The worst part of the whole thing was Colleen smashed my car up good that first evening (hit some black ice and skidded into a big mailbox post), and now I have to get a new (used) one. But she's fine, so I can't complain too much! Hope things get better for you all soon!
I am sorry to hear about the accident on ice...glad she is ok, I bet it gave her a pretty good fright. I remember wrecking my dads car and having to explain what happened, and I thought the police wanted a detailed report...didnt even compare to the report my dad wanted.

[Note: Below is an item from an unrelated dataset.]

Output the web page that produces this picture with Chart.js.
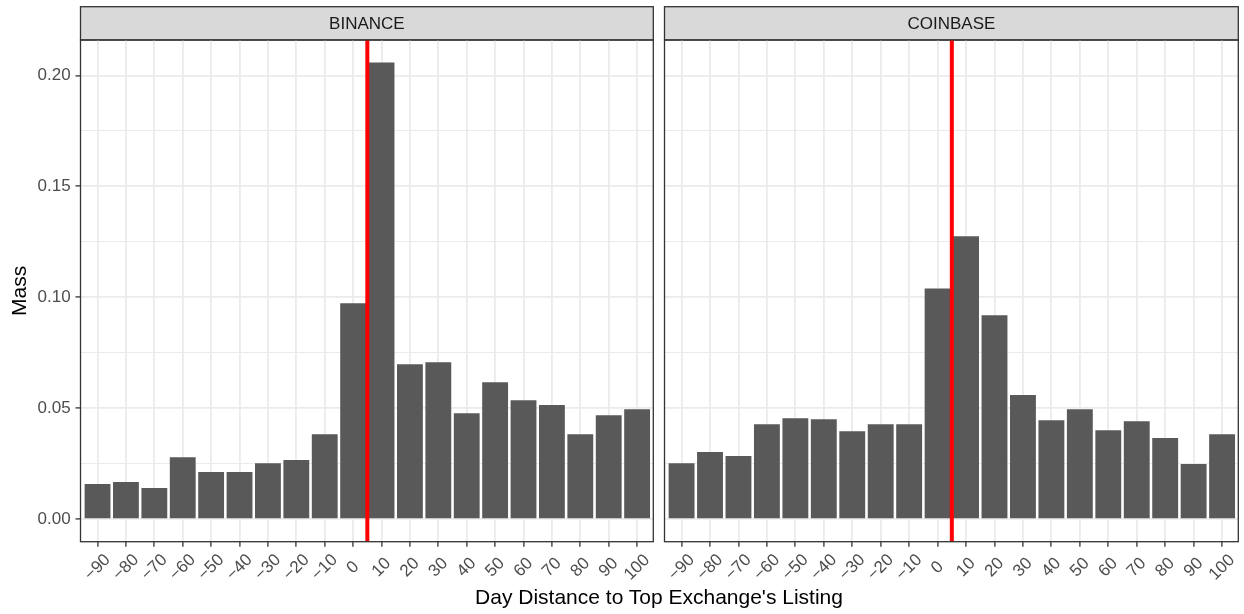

My son Nathan age 11 did manage to save two chicks that I thought were dead..they had hatched out the night of the storm. He made a little place for them on a plate over a burning candle, and basically kept them there all day until the generator arrived...he named one of them Zombie.
I have learned my lesson about being prepared! I guess I lived in the city to long....
Hey Donna...your grandson misses you....and if I could have gotten him to you I would have. I swear that baby always has a smile on his face....always happy and laughing.
Anyway we are all doing ok here...just still cold and its getting way past time to set up all the breeding pens for the call ducks, I am going to have way to many breeding pens this year...but really can you have too many..heck no.